As is well known, Washington served without pay during his eight years of command, and, as he said, "fifty thousand pounds would not induce me again to undergo what I have done." No wonder he declared "that the God of armies may incline the hearts of my American brethren to support the present contest, and bestow sufficient abilities on me to bring it to a speedy and happy conclusion, thereby enabling me to sink into sweet retirement, and the full enjoyment of that peace and happiness, which will accompany a domestic life, is the first wish and most fervent prayer of my soul."

The day finally came when his work was finished, and he could be, as he phrased it, "translated into a private citizen." Marshall describes the scene as follows: "At noon, the principal officers of the army assembled at Frances' tavern; soon after which, their beloved commander entered the room. His emotions were too strong to be concealed. Filling a glass, he turned to them and said, 'With a heart full of love and gratitude, I now take leave of you; I most devoutly wish that your latter days may be as prosperous and happy, as your former ones have been glorious and honorable.' Having drunk, he added, 'I cannot come to each of you to take my leave; but shall be obliged to you, if each of you will come and take me by the hand.' General Knox, being nearest, turned to him.
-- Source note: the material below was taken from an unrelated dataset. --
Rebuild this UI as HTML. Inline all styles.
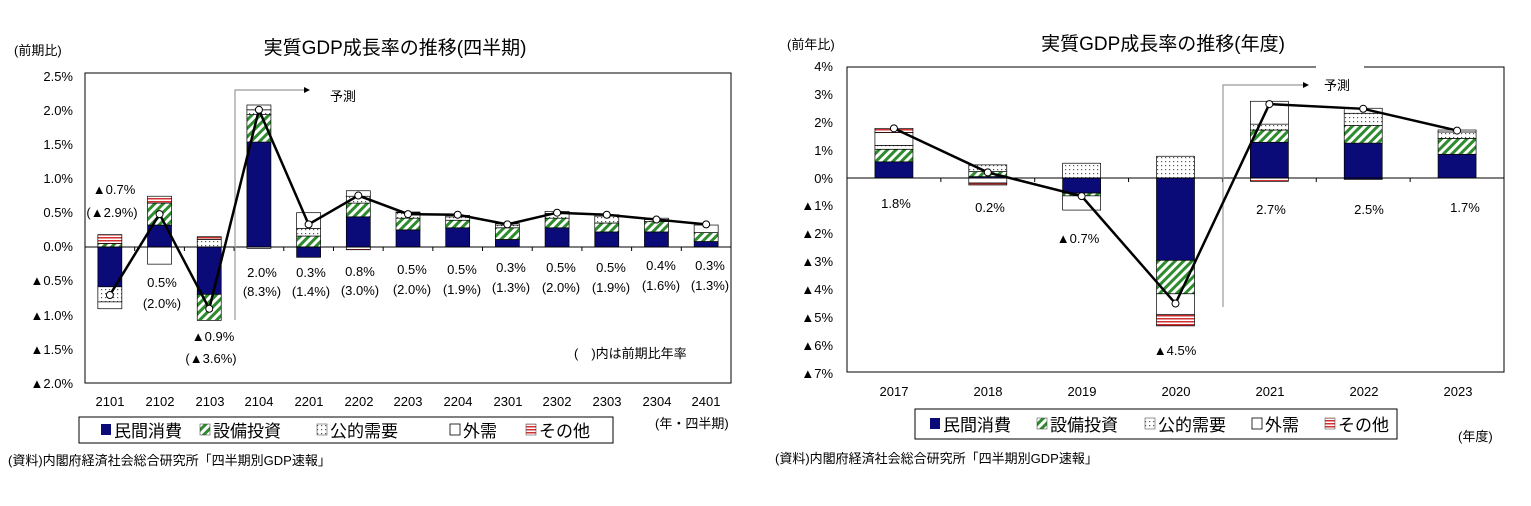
<!DOCTYPE html>
<html><head><meta charset="utf-8">
<style>
html,body{margin:0;padding:0;background:#fff;}
svg{display:block;font-family:"Liberation Sans","Noto Sans CJK JP",sans-serif;}
.t{font-size:13px;fill:#000}
.ti{font-size:19px;fill:#000}
.lg{font-size:17px;fill:#000}
</style></head><body>
<svg id="s" width="1531" height="506" viewBox="0 0 1531 506" xmlns="http://www.w3.org/2000/svg">
<defs>
<pattern id="hg" width="6" height="6" patternUnits="userSpaceOnUse" patternTransform="rotate(45)">
<rect width="6" height="6" fill="#fff"/><rect width="3" height="6" fill="#2e8b2e"/></pattern>
<pattern id="dt" width="4" height="4" patternUnits="userSpaceOnUse">
<rect width="4" height="4" fill="#fff"/><rect x="1" y="1" width="1.2" height="1.2" fill="#555"/></pattern>
<pattern id="rd" width="4" height="3" patternUnits="userSpaceOnUse">
<rect width="4" height="3" fill="#fff"/><rect width="4" height="1.5" fill="#d03030"/></pattern>
</defs>
<g id="L"></g>
<g id="R"></g>

<!-- LEFT texts -->
<text class="ti" x="395" y="54" text-anchor="middle">実質GDP成長率の推移(四半期)</text>
<text class="t" x="14" y="55">(前期比)</text>
<g class="t" text-anchor="end">
<text x="73" y="81">2.5%</text><text x="73" y="115">2.0%</text><text x="73" y="149">1.5%</text>
<text x="73" y="183">1.0%</text><text x="73" y="217">0.5%</text><text x="73" y="251">0.0%</text>
<text x="73" y="285">▲0.5%</text><text x="73" y="320">▲1.0%</text><text x="73" y="354">▲1.5%</text>
<text x="73" y="388">▲2.0%</text>
</g>
<g class="t" text-anchor="middle">
<text x="110" y="406">2101</text><text x="160" y="406">2102</text><text x="210" y="406">2103</text>
<text x="259" y="406">2104</text><text x="309" y="406">2201</text><text x="359" y="406">2202</text>
<text x="408" y="406">2203</text><text x="458" y="406">2204</text><text x="508" y="406">2301</text>
<text x="557" y="406">2302</text><text x="607" y="406">2303</text><text x="657" y="406">2304</text>
<text x="706" y="406">2401</text>
<text x="114" y="194">▲0.7%</text><text x="112" y="217">(▲2.9%)</text>
<text x="162" y="287">0.5%</text><text x="162" y="308">(2.0%)</text>
<text x="213" y="341">▲0.9%</text><text x="211" y="363">(▲3.6%)</text>
<text x="262" y="277">2.0%</text><text x="262" y="296">(8.3%)</text>
<text x="311" y="277">0.3%</text><text x="311" y="296">(1.4%)</text>
<text x="360" y="276">0.8%</text><text x="360" y="295">(3.0%)</text>
<text x="412" y="274">0.5%</text><text x="412" y="294">(2.0%)</text>
<text x="462" y="274">0.5%</text><text x="462" y="294">(1.9%)</text>
<text x="511" y="272">0.3%</text><text x="511" y="292">(1.3%)</text>
<text x="561" y="272">0.5%</text><text x="561" y="292">(2.0%)</text>
<text x="611" y="272">0.5%</text><text x="611" y="292">(1.9%)</text>
<text x="661" y="270">0.4%</text><text x="661" y="290">(1.6%)</text>
<text x="710" y="270">0.3%</text><text x="710" y="290">(1.3%)</text>
</g>
<text class="t" x="574" y="358">(　)内は前期比年率</text>
<text class="t" x="330" y="101">予測</text>
<rect x="79" y="417" width="534" height="26" fill="none" stroke="#000" stroke-width="1"/>
<g class="lg">
<rect x="101" y="424" width="10" height="11" fill="#0a0a78"/><text x="114" y="437">民間消費</text>
<rect x="200" y="424" width="10" height="11" fill="url(#hg)" stroke="#333" stroke-width=".5"/><text x="213" y="437">設備投資</text>
<rect x="317" y="424" width="10" height="11" fill="url(#dt)" stroke="#333" stroke-width=".5"/><text x="330" y="437">公的需要</text>
<rect x="450" y="424" width="10" height="11" fill="#fff" stroke="#000" stroke-width=".8"/><text x="463" y="437">外需</text>
<rect x="526" y="424" width="10" height="11" fill="url(#rd)" stroke="#333" stroke-width=".5"/><text x="539" y="437">その他</text>
</g>
<text class="t" x="655" y="428">(年・四半期)</text>
<text class="t" x="8" y="465">(資料)内閣府経済社会総合研究所「四半期別GDP速報」</text>

<!-- RIGHT texts -->
<text class="ti" x="1163" y="50" text-anchor="middle">実質GDP成長率の推移(年度)</text>
<text class="t" x="787" y="49">(前年比)</text>
<g class="t" text-anchor="end">
<text x="833" y="71">4%</text><text x="833" y="99">3%</text><text x="833" y="127">2%</text>
<text x="833" y="155">1%</text><text x="833" y="183">0%</text><text x="833" y="210">▲1%</text>
<text x="833" y="238">▲2%</text><text x="833" y="266">▲3%</text><text x="833" y="294">▲4%</text>
<text x="833" y="322">▲5%</text><text x="833" y="350">▲6%</text><text x="833" y="378">▲7%</text>
</g>
<g class="t" text-anchor="middle">
<text x="894" y="396">2017</text><text x="988" y="396">2018</text><text x="1082" y="396">2019</text>
<text x="1176" y="396">2020</text><text x="1270" y="396">2021</text><text x="1364" y="396">2022</text>
<text x="1458" y="396">2023</text>
<text x="896" y="208">1.8%</text><text x="990" y="212">0.2%</text><text x="1078" y="243">▲0.7%</text>
<text x="1175" y="355">▲4.5%</text><text x="1271" y="214">2.7%</text><text x="1369" y="214">2.5%</text>
<text x="1465" y="212">1.7%</text>
</g>
<text class="t" x="1324" y="90">予測</text>
<rect x="915" y="409" width="482" height="30" fill="none" stroke="#000" stroke-width="1"/>
<g class="lg">
<rect x="930" y="418" width="10" height="11" fill="#0a0a78"/><text x="943" y="431">民間消費</text>
<rect x="1037" y="418" width="10" height="11" fill="url(#hg)" stroke="#333" stroke-width=".5"/><text x="1050" y="431">設備投資</text>
<rect x="1145" y="418" width="10" height="11" fill="url(#dt)" stroke="#333" stroke-width=".5"/><text x="1158" y="431">公的需要</text>
<rect x="1252" y="418" width="10" height="11" fill="#fff" stroke="#000" stroke-width=".8"/><text x="1265" y="431">外需</text>
<rect x="1325" y="418" width="10" height="11" fill="url(#rd)" stroke="#333" stroke-width=".5"/><text x="1338" y="431">その他</text>
</g>
<text class="t" x="1458" y="441">(年度)</text>
<text class="t" x="775" y="463">(資料)内閣府経済社会総合研究所「四半期別GDP速報」</text>
</svg>
<script>
var NS="http://www.w3.org/2000/svg";
function el(p,n,a){var e=document.createElementNS(NS,n);for(var k in a)e.setAttribute(k,a[k]);p.appendChild(e);return e;}
var F={b:"#0a0a78",g:"url(#hg)",d:"url(#dt)",w:"#fff",r:"url(#rd)"};
function chart(g,x0,x1,y0,y1,zero,px,n,bw,data,line,fc){
 var cw=(x1-x0)/n;
 function Y(v){return zero-v*px;}
 el(g,"rect",{x:x0,y:y0,width:x1-x0,height:y1-y0,fill:"#fff",stroke:"#000","stroke-width":1});
 for(var i=0;i<n;i++){var cx=x0+cw*(i+.5);
  data[i].forEach(function(s){var a=Y(s[1]),b=Y(s[2]);
   el(g,"rect",{x:cx-bw/2,y:Math.min(a,b),width:bw,height:Math.abs(a-b),fill:F[s[0]],stroke:"#000","stroke-width":0.7});});
  el(g,"line",{x1:x0+cw*(i+1),y1:zero,x2:x0+cw*(i+1),y2:zero+4,stroke:"#000"});
 }
 el(g,"line",{x1:x0,y1:zero,x2:x1,y2:zero,stroke:"#000","stroke-width":1});
 el(g,"polyline",{points:fc.v,fill:"none",stroke:"#999","stroke-width":1.2});
 el(g,"polygon",{points:fc.a,fill:"#000"});
 var pts=line.map(function(v,i){return (x0+cw*(i+.5))+","+Y(v);}).join(" ");
 el(g,"polyline",{points:pts,fill:"none",stroke:"#000","stroke-width":2.5});
 line.forEach(function(v,i){el(g,"circle",{cx:x0+cw*(i+.5),cy:Y(v),r:3.5,fill:"#fff",stroke:"#000","stroke-width":1});});
}
chart(document.getElementById("L"),85,731,73,383,247,68.6,13,24,[
 [["g",0,0.05],["r",0.05,0.18],["b",0,-0.58],["d",-0.58,-0.8],["w",-0.8,-0.9]],
 [["b",0,0.32],["g",0.32,0.64],["r",0.64,0.74],["w",0,-0.25]],
 [["d",0,0.11],["r",0.11,0.15],["b",0,-0.69],["g",-0.69,-1.07]],
 [["b",0,1.53],["g",1.53,1.93],["d",1.93,2.0],["w",2.0,2.07],["r",0,-0.02]],
 [["g",0,0.16],["d",0.16,0.27],["w",0.27,0.5],["b",0,-0.15]],
 [["b",0,0.44],["g",0.44,0.64],["d",0.64,0.74],["w",0.74,0.82],["r",0,-0.04]],
 [["b",0,0.25],["g",0.25,0.42],["d",0.42,0.5],["w",0.5,0.51]],
 [["b",0,0.28],["g",0.28,0.39],["d",0.39,0.44],["w",0.44,0.46]],
 [["b",0,0.11],["g",0.11,0.28],["d",0.28,0.32],["w",0.32,0.34]],
 [["b",0,0.28],["g",0.28,0.42],["d",0.42,0.49],["w",0.49,0.52]],
 [["b",0,0.22],["g",0.22,0.35],["d",0.35,0.45],["w",0.45,0.47]],
 [["b",0,0.22],["g",0.22,0.37],["d",0.37,0.4],["w",0.4,0.42]],
 [["b",0,0.08],["g",0.08,0.21],["w",0.21,0.32]]
],[-0.7,0.48,-0.9,2.0,0.33,0.75,0.48,0.47,0.33,0.5,0.47,0.4,0.33],
 {v:"235,320 235,90 304,90",a:"304,87 310,90 304,93"});
chart(document.getElementById("R"),847,1504,67,372,178,27.9,7,38,[
 [["b",0,0.58],["g",0.58,1.03],["d",1.03,1.17],["w",1.17,1.63],["r",1.63,1.78]],
 [["b",0,0.05],["g",0.05,0.23],["d",0.23,0.47],["w",0,-0.18],["r",-0.18,-0.25]],
 [["d",0,0.53],["b",0,-0.54],["g",-0.54,-0.64],["w",-0.64,-1.15]],
 [["d",0,0.78],["b",0,-2.95],["g",-2.95,-4.15],["w",-4.15,-4.9],["r",-4.9,-5.3]],
 [["b",0,1.28],["g",1.28,1.72],["d",1.72,1.93],["w",1.93,2.75],["r",0,-0.12]],
 [["b",0,1.25],["g",1.25,1.88],["d",1.88,2.32],["w",2.32,2.5],["b",0,-0.05]],
 [["b",0,0.85],["g",0.85,1.42],["d",1.42,1.65],["w",1.65,1.72]]
],[1.78,0.2,-0.65,-4.5,2.65,2.48,1.7],
 {v:"1223,307 1223,85 1303,85",a:"1303,82 1309,85 1303,88"});
var R=document.getElementById("R");
el(R,"rect",{x:1316,y:65,width:48,height:4,fill:"#fff"});
</script>
</body></html>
Incapable of utterance, Washington grasped his hand, and embraced him. In the same affectionate manner he took leave of each succeeding officer. In every eye was the tear of dignified sensibility, and not a word was articulated to interrupt the majestic silence, and the tenderness of the scene. Leaving the room, he passed through the corps of light infantry, and walked to Whitehall, where a barge waited to convey him to Powles-hook. The whole company followed in mute and solemn procession, with dejected countenance ... Having entered the barge, he turned to the company, and, waving his hat, bade them a silent adieu."